More complex models will also lead to a requirement to increase the number of replications required to estimate EVPPI. In the case study, 5,000 replications were used to estimate EVPPI as a base case. It is likely in more complex models that a greater number of replications will be required to provide precise estimates of EVPPI. The level of precision can be estimated by the standard error of the estimate of EVPPI, which will decrease as the number of replications increases.

Results are presented as EVPPI per patient. For estimation of the expected value of sample information and the calculation of optimal sample size, population estimates of EVPPI are required, which involves weighting EVPPI by the potential patient population affected by the decision at hand. EVPPI does however provide decision makers with a measure of parameter importance, which can assist to some degree in determining areas for further research and consideration.

Of the methods previously proposed in the literature, the difference method is clearly an inappropriate method for estimating EVPPI. It is not rooted in the mathematical definition of EVPPI. However, it had been argued that if the relationship between a parameter and the outcome of interest is not markedly non-linear then the difference method would be a suitable means to estimate EVPPI [10]. The results from this study dispute this proposition as there is a substantial difference in values obtained from this and the other methods. Thus, this method is demonstrated empirically to be an inappropriate measure of EVPPI.

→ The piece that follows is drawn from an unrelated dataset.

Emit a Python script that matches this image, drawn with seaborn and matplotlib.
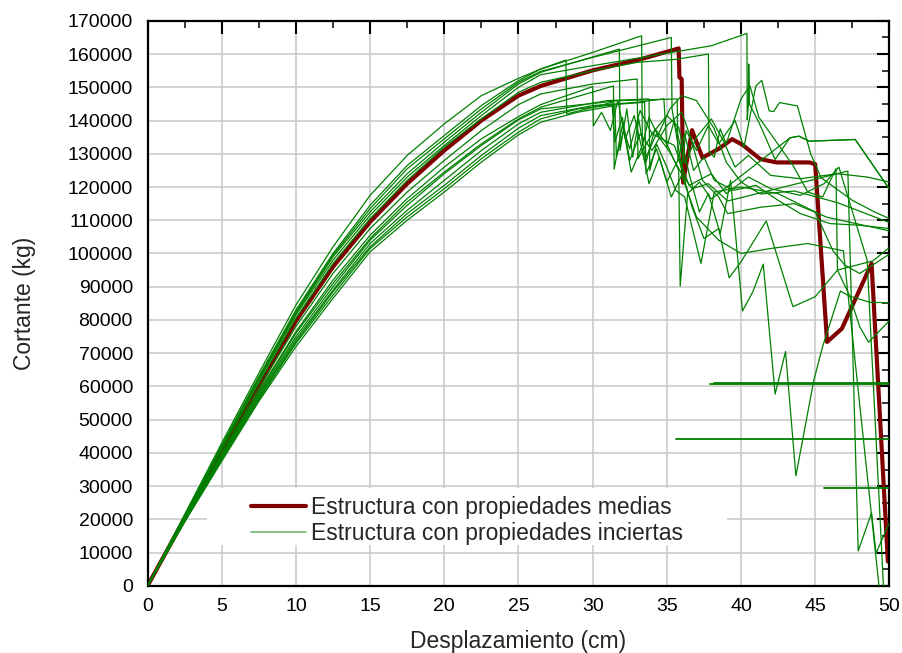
import numpy as np
import pandas as pd
import matplotlib
matplotlib.use("Agg")
import matplotlib.pyplot as plt
from matplotlib.lines import Line2D
from matplotlib.patches import Rectangle
from matplotlib.ticker import MultipleLocator, FuncFormatter
import seaborn as sns

# ---------------- datos ----------------
# tramo elástico común (cm)
x_ini = [0, 2.5, 5, 7.5, 10, 12.5, 15, 17.5, 20, 22.5, 25, 26.5]

# estructura con propiedades medias
media_x = x_ini + [30.0, 33.2, 35.8, 35.85, 36.0, 36.1, 36.7, 37.4, 38.5, 39.4, 40.1,
                   41.3, 42.4, 44.6, 45.0, 45.8, 46.8, 48.8, 49.9]
media_y = [0, 20300, 40300, 60000, 79700, 96000, 109500, 121000, 131000, 140000, 147500, 150400,
           155100, 158400, 161700, 153000, 152500, 121300, 137100, 128800, 131500, 134400, 132700,
           128400, 127400, 127400, 126900, 73400, 77400, 97000, 7300]

# estructuras con propiedades inciertas
inc_a_x = x_ini + [30.0, 33.3, 33.35, 33.8, 34.4, 35.2, 36.0, 37.0, 38.2, 39.0, 40.0, 41.3, 43.6, 46.5, 50.0]
inc_a_y = [0, 21500, 43000, 64000, 84500, 102000, 117500, 129500, 139000, 147500, 152700, 155500,
           160500, 165500, 132500, 141000, 135500, 143500, 147500, 146000, 137500, 127500, 121500,
           117900, 118800, 115300, 109300]

inc_b_x = x_ini + [30.0, 35.3, 35.35, 36.0, 36.3, 37.0, 37.8, 38.5, 39.6, 40.2, 41.0, 41.4, 41.9,
                   42.2, 42.6, 43.8, 44.7, 45.4, 47.5, 49.0, 50.0]
inc_b_y = [0, 21000, 42000, 62500, 82500, 99500, 113500, 125500, 134500, 143500, 151500, 154800,
           159000, 165000, 143500, 126000, 137000, 131000, 138500, 133000, 140000, 131900, 150400,
           152100, 142900, 142700, 145400, 144400, 129900, 122800, 116000, 112500, 110500]

inc_c_x = x_ini + [30.0, 38.0, 40.4, 40.42, 40.5, 40.52, 40.56, 41.2, 42.3, 43.3, 43.9, 44.6, 47.7, 50.0]
inc_c_y = [0, 20800, 41500, 61800, 81500, 98000, 111500, 123000, 132500, 141500, 150000, 153800,
           156500, 162500, 166200, 140200, 145000, 157000, 145000, 139500, 128300, 134800, 135300,
           133800, 134300, 119400]

inc_d_x = x_ini + [31.8, 31.85, 32.3, 32.7, 33.1, 33.6, 34.2, 35.0, 35.8, 35.9, 36.4, 37.2, 38.0,
                   43.3, 43.9, 44.6, 47.7, 50.0]
inc_d_y = [0, 21000, 41800, 62200, 82000, 99000, 112500, 124000, 133500, 142500, 151000, 154500,
           161500, 131000, 143500, 129000, 140500, 127500, 137500, 133000, 125000, 90200, 118000,
           121500, 116400, 134800, 135300, 133800, 134300, 119400]

inc_f_x = x_ini + [28.2, 28.25, 30.5, 31.3, 31.5, 32.0, 32.5, 33.2, 34.0, 35.0, 36.0, 36.6, 37.4,
                   38.5, 39.1, 41.3, 43.6, 45.8, 50.0]
inc_f_y = [0, 21200, 42300, 63000, 83000, 100000, 114500, 126500, 135500, 144500, 152000, 155500,
           158200, 142000, 144500, 145500, 133500, 141000, 128000, 136000, 131000, 138500, 142500,
           135000, 122000, 117000, 112000, 113900, 115000, 110900, 106800]

inc_m_x = x_ini + [30.0, 33.0, 35.6, 37.8, 37.85, 38.2, 38.6, 39.0, 40.0, 40.6, 41.2, 42.0, 43.5,
                   44.5, 45.5, 46.4, 46.5, 47.3, 48.0, 48.6, 50.0]
inc_m_y = [0, 20600, 41000, 61000, 80500, 97000, 110500, 122000, 132000, 140500, 148500, 151500,
           155000, 157500, 158400, 160000, 130600, 129000, 137500, 133000, 146500, 150500, 141000,
           136000, 126500, 118500, 117000, 125500, 95000, 87500, 78000, 73300, 79800]

inc_g_x = x_ini + [30.0, 30.05, 30.6, 31.2, 31.7, 32.2, 32.8, 33.5, 34.3, 35.2, 36.0, 36.7, 37.8,
                   39.1, 47.2, 47.9, 48.8, 49.1, 50.0]
inc_g_y = [0, 20000, 39500, 58500, 76500, 92000, 105500, 116500, 126000, 134500, 141200, 144800,
           150200, 138400, 142500, 137000, 146000, 134500, 141500, 128000, 136000, 130500, 124000,
           119500, 121000, 115800, 124800, 10500, 22000, 9800, 19000]

inc_h_x = x_ini + [31.4, 31.45, 32.0, 32.5, 33.2, 34.0, 35.0, 35.8, 36.5, 37.2, 37.8, 38.6, 39.3,
                   40.1, 40.8, 41.5, 42.3, 43.0, 43.7, 44.9, 45.5, 46.7, 47.3, 48.7, 50.0]
inc_h_y = [0, 19900, 39200, 58000, 76000, 91000, 104500, 115500, 124500, 133000, 140500, 144000,
           150400, 125400, 138500, 131500, 143000, 136000, 141500, 138000, 124000, 112500, 118000,
           106000, 122000, 82700, 88500, 96800, 57700, 70500, 33100, 61700, 72000, 88700, 87200,
           85300, 85200]

inc_i_x = x_ini + [31.8, 35.7, 35.75, 36.2, 36.8, 37.5, 38.2, 39.5, 41.0, 42.5, 44.0, 46.0, 48.0, 50.0]
inc_i_y = [0, 19800, 39000, 57500, 75000, 90000, 104000, 114500, 124000, 132500, 140200, 143500,
           146000, 146500, 128000, 136000, 125000, 129000, 122000, 119000, 120500, 116000, 112000,
           109000, 108500, 107500]

inc_j_x = x_ini + [30.0, 33.0, 34.8, 35.0, 35.5, 36.2, 37.0, 38.0, 38.8, 39.6, 40.5, 42.0, 44.0,
                   46.5, 48.5, 50.0]
inc_j_y = [0, 19500, 38200, 56500, 73500, 88500, 102000, 112000, 120500, 129500, 137700, 141500,
           144500, 145500, 146500, 132000, 140000, 127000, 135000, 140500, 134000, 126000, 129500,
           123500, 122500, 124000, 123000, 121500]

inc_k_x = x_ini + [29.0, 31.5, 31.6, 32.1, 32.6, 33.3, 33.8, 34.5, 35.3, 36.0, 37.0, 38.5, 40.0,
                   42.0, 44.5, 46.9, 49.3]
inc_k_y = [0, 19200, 37500, 55500, 72000, 86500, 100500, 110000, 118500, 127500, 135700, 139500,
           142500, 144500, 129000, 137000, 124500, 132000, 121000, 129000, 117000, 123500, 111000,
           104000, 100000, 101500, 103000, 100800, 0]

inc_l_x = x_ini + [29.0, 32.0, 33.5, 33.6, 34.3, 35.0, 35.8, 36.7, 37.5, 38.5, 39.2, 40.0, 41.7,
                   43.5, 45.0, 46.5, 48.9, 50.0]
inc_l_y = [0, 19400, 38000, 56000, 73000, 87500, 101500, 111000, 119500, 128500, 136500, 140500,
           143500, 145000, 145500, 124000, 131500, 121500, 128500, 114000, 104500, 107500, 92700,
           97500, 109800, 84000, 87000, 95000, 97800, 101800]

inc_n_x = x_ini + [31.0, 33.8, 33.85, 34.3, 35.0, 35.6, 36.2, 37.3, 38.2, 40.0, 42.5, 45.0, 46.2,
                   47.0, 48.0, 50.0]
inc_n_y = [0, 19600, 38600, 57000, 74200, 89000, 103000, 113000, 122000, 131000, 139000, 142500,
           146000, 146500, 125000, 133000, 126000, 119000, 117000, 97000, 118500, 120000, 118000,
           112500, 100800, 96500, 94000, 99800]

inc_p_x = x_ini + [30.0, 32.0, 33.0, 33.05, 34.0, 35.5, 36.5, 38.0, 39.0, 40.5, 42.0, 44.0, 45.6,
                   46.6, 48.5, 49.6]
inc_p_y = [0, 20200, 40000, 59500, 78000, 94000, 107500, 118500, 128000, 137000, 144800, 148000,
           151000, 152000, 152500, 128500, 136000, 132500, 120500, 124000, 118000, 123000, 119500,
           117500, 121000, 126000, 98000, 0]

# tramos residuales horizontales
res_x = [[37.9, 50.0], [38.2, 50.0], [35.6, 50.0], [45.6, 50.0]]
res_y = [[60800, 60800], [61000, 61000], [44200, 44200], [29300, 29300]]

curvas_inciertas = [
    (inc_a_x, inc_a_y), (inc_b_x, inc_b_y), (inc_c_x, inc_c_y), (inc_d_x, inc_d_y),
    (inc_f_x, inc_f_y), (inc_m_x, inc_m_y), (inc_g_x, inc_g_y), (inc_h_x, inc_h_y),
    (inc_i_x, inc_i_y), (inc_j_x, inc_j_y), (inc_k_x, inc_k_y), (inc_l_x, inc_l_y),
    (inc_n_x, inc_n_y), (inc_p_x, inc_p_y),
]

leyenda = ["Estructura con propiedades medias", "Estructura con propiedades inciertas"]

# ---------------- tablas ----------------
filas = []
for k, (xs, ys) in enumerate(curvas_inciertas):
    for xv, yv in zip(xs, ys):
        filas.append({"curva": k, "x": xv, "y": yv})
df_inc = pd.DataFrame(filas)

filas_res = []
for k, (xs, ys) in enumerate(zip(res_x, res_y)):
    for xv, yv in zip(xs, ys):
        filas_res.append({"curva": k, "x": xv, "y": yv})
df_res = pd.DataFrame(filas_res)

df_media = pd.DataFrame({"x": media_x, "y": media_y})

# ---------------- estilo ----------------
sns.set_theme(style="whitegrid")
plt.rcParams["font.family"] = ["Liberation Sans", "DejaVu Sans"]
plt.rcParams["font.size"] = 14

ROJO = "#800000"
VERDE = "#008000"

fig = plt.figure(figsize=(9.02, 6.53), dpi=100)
ax = fig.add_axes([0.1636, 0.1028, 0.8224, 0.8653])

sns.lineplot(data=df_media, x="x", y="y", sort=False, estimator=None,
             color=ROJO, lw=3.0, ax=ax, zorder=2)
sns.lineplot(data=df_inc, x="x", y="y", units="curva", sort=False, estimator=None,
             color=VERDE, lw=0.9, ax=ax, zorder=3)
sns.lineplot(data=df_res, x="x", y="y", units="curva", sort=False, estimator=None,
             color=VERDE, lw=1.3, ax=ax, zorder=3)

ax.set_xlim(0, 50)
ax.set_ylim(0, 170000)
ax.xaxis.set_major_locator(MultipleLocator(5))
ax.xaxis.set_minor_locator(MultipleLocator(2.5))
ax.yaxis.set_major_locator(MultipleLocator(10000))
ax.yaxis.set_minor_locator(MultipleLocator(5000))
ax.yaxis.set_major_formatter(FuncFormatter(lambda v, p: f"{int(round(v))}"))
ax.xaxis.set_major_formatter(FuncFormatter(lambda v, p: f"{int(round(v))}"))

ax.grid(True, which="major", color="#c8c8c8", lw=1.1)
ax.set_axisbelow(True)
for s in ax.spines.values():
    s.set_color("black")
    s.set_linewidth(1.6)

ax.tick_params(which="major", direction="in", length=9, width=1.5, top=True, right=True,
               labelsize=14, colors="black")
ax.tick_params(which="minor", direction="in", length=5, width=1.3, top=True, right=True)
ax.tick_params(axis="y", which="major", pad=10.5)
ax.tick_params(axis="x", which="major", pad=8.5)

ax.set_xlabel("Desplazamiento (cm)", fontsize=16.5, labelpad=11)
ax.set_ylabel("Cortante (kg)", fontsize=16.5, labelpad=23)

# fondo blanco de la leyenda
ax.add_patch(Rectangle((0.080, 0.0724), 0.701, 0.1008, transform=ax.transAxes,
                       facecolor="white", edgecolor="none", zorder=1.5))

handles = [Line2D([], [], color=ROJO, lw=3.0, solid_capstyle="round"),
           Line2D([], [], color=VERDE, lw=1.2, alpha=0.55)]
leg = ax.legend(handles, leyenda, loc="upper left", bbox_to_anchor=(0.140, 0.1594),
                frameon=False, fontsize=16.5, handlelength=2.36, handletextpad=0.26,
                labelspacing=0.15, borderpad=0.0, borderaxespad=0.0)
leg.set_zorder(5)

fig.savefig("out.png", dpi=100)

The single MCS and UNLI methods are computationally efficient methods of estimating EVPPI. However, they are formally appropriate for estimating EVPPI in specific limited circumstances relating to the mathematical relationship between input parameters and INB. However, both methods are shown to work well in certain other situations. The single MCS method is shown to work well when the relationship between all parameters and INB is approximately linear. The UNLI method is shown to work well if X _i is approximately normal. However, it is clear that in more complex models these approaches will provide less accurate proxies for EVPPI.

The quadrature and two-stage MCS methods can be considered general methods for estimating partial EVPPI as they can be applied in all circumstances. The methods are comparable. By increasing the number of MCS used, both methods would return similar values converging to the true value of EVPPI. Both methods are, however, computationally complex.

Previous studies have explored the alternate methods for estimating EVPPI (e.g., 13). However, studies have tended to ignore both the quadrature method and the UNLI method as outlined in this paper. Given that these methods are shown here to be of use in many situations, a further examination of methods as conducted in this paper is warranted. In addition, although the difference method has been shown elsewhere to be incorrect [13, 14], it is worth reiterating this point to avoid future use of the inappropriate method.

Other methods for estimating EVPPI may be developed that will have to be evaluated under similar criteria. For instance an approach may be possible that uses a hybrid of the quadrature and UNLI methods if INB was linear in a parameter, though the parameter was strongly non-normal. In addition, Oakley has used a combination of quadrature and non-parametric regression to efficiently learn the relationship between parameters and the expectation of INB [15].

The conclusion reached is that where appropriate EVPPI should be estimated using either the single MCS or UNLI method. When neither of these methods is appropriate, the quadrature or two-stage MCS methods should be used. However, given the computational complexity of these methods, further work examining the appropriateness of using either the single MCS or the UNLI methods as approximations for EVPPI may be worthwhile. The difference method should clearly not be used.